I asked Morgan whether he’d had any other American cars apart from his current one and he told me he’d had two.  He said he had his first one when he was 17, his Mum helped him to buy it for 20,000 Kr.  I was surprised that he was allowed to drive one at that age but he said someone used to drive him around in it, just like Anders was doing today.  By the time we got back to the site most of the cars had left.  They dropped us off and we thanked them for letting us take part in the rally.  I was hoping we’d get the chance to buy them a drink later on in the evening but it was so busy in the beer tent we didn’t see them again however one of the friends they’d introduced us to earlier came over while we were watching one of the bands and asked whether we’d enjoyed the festival we told him we had and asked him to let his friends know that their kindness had made it very special.

There were four good bands on that evening but the band we enjoyed the most was Rockabilly Mafia, they were a German band and were great to dance to, we were exhausted after their set.  They seem to have been going since the ‘80’s and the lead singer definitely had the patter, which must have been very hard considering he was doing it in English.

We went back to the van just before 2 a.m. and listened to the last couple of songs from the UK band while we were having a late night/early morning snack.

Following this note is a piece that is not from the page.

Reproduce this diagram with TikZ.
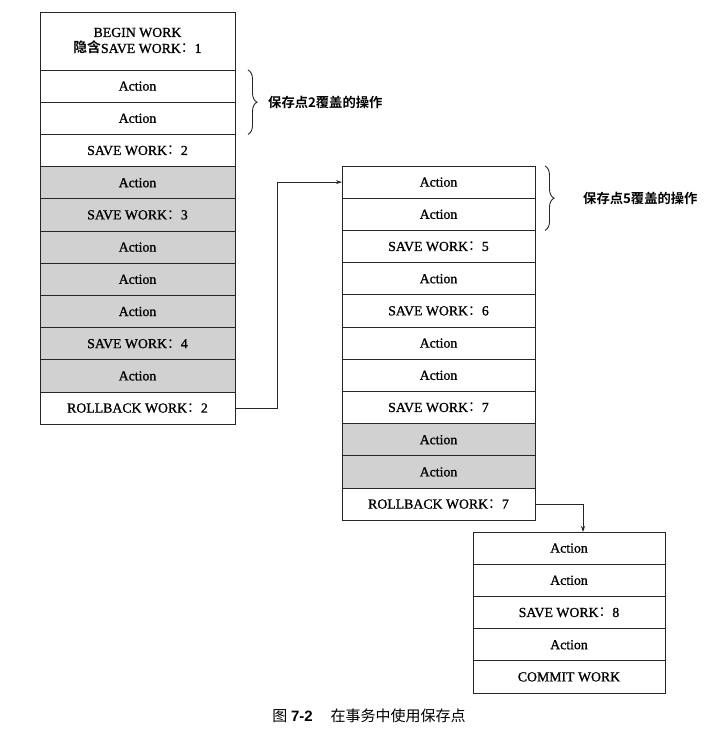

We heard a member of the last band saying that the previous bands had over run and it would cut their set short but before they could ask whether they could play past 2 a.m. the sound man said that there were strict rules about stopping and they HAD to finish at 2 a.m.  We wondered whether he just wanted to get home to his bed because the previous night it had gone on until 2.15 a.m. with the encore although the sound man had grimaced when the crowd asked for more songs!  We’d gone back with the idea of watching Vikings until the early hours if it was as noisy as the previous night and then I remembered how quiet it had been on the Saturday night of Sweden Rock, it was exactly the same here, I wonder if it’s because they need to stop drinking for a reasonable amount of time before they drive home on Sunday.